Eine plurale, aufgeklärte Zivilgesellschaft mit Menschen verschiedener sozialen Gruppen ist darauf angewiesen, Prozesse auszuhandeln, für eigene Werte und Interessen ein- und Anderen solidarisch beizustehen. Die dafür dringend benötigten Kompetenzen wie Kreativität, kritisches Denken, Kommunikation und Kollaboration zu vermitteln, ist die Aufgabe einer zukunftsgerichteten, innovativen Bildung.

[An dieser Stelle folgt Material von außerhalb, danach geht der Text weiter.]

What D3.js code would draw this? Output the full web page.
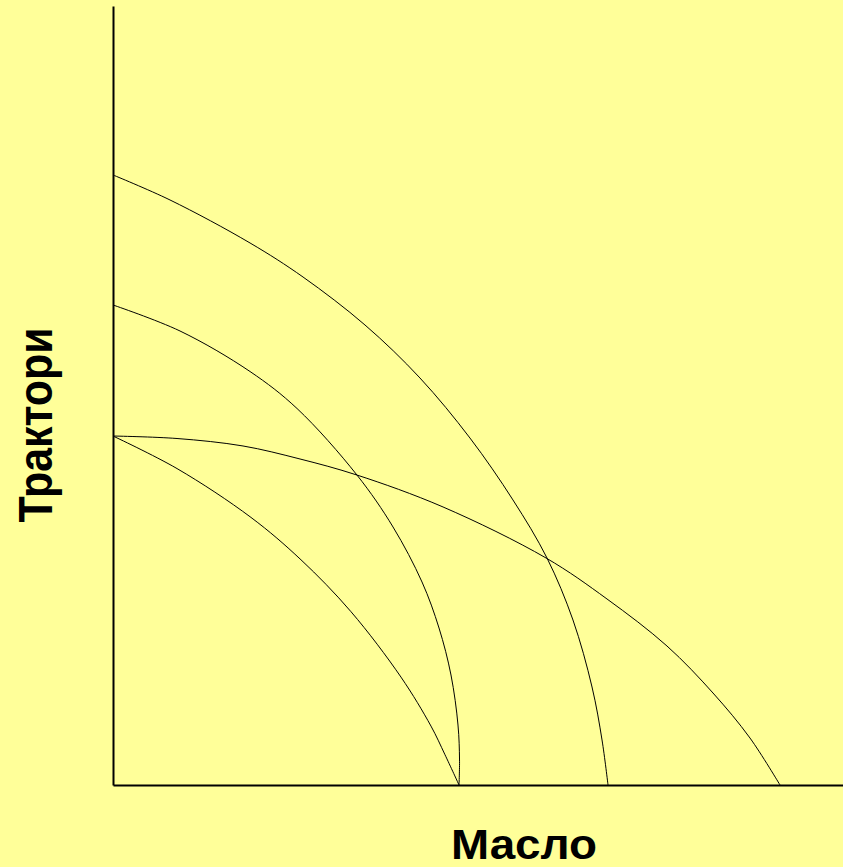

Dafür sind Spiele – in Zusammenhang mit einem Wissenstransfer entsprechender pädagogischer Einbindung – besonders geeignet. Dass vor allem digitale Spiele oder auch Games bereits auf dem Radar verschiedener Institutionen politischer Bildung sind, zeigt unter anderem die Arbeit der Bundeszentrale für politische Bildung, die auf einer eigenen Seite Bildungsspiele rezensiert oder die Stiftung Digitale Spielekultur. Spiele bieten eine Chance für einen Kulturwandel, für innovative politische Bildung. Bei der Entwicklung als auch bei der Anwendung politischer Bildungsmaterialien gilt also: Keine Scheu vor dem Spiele-Format. Game on!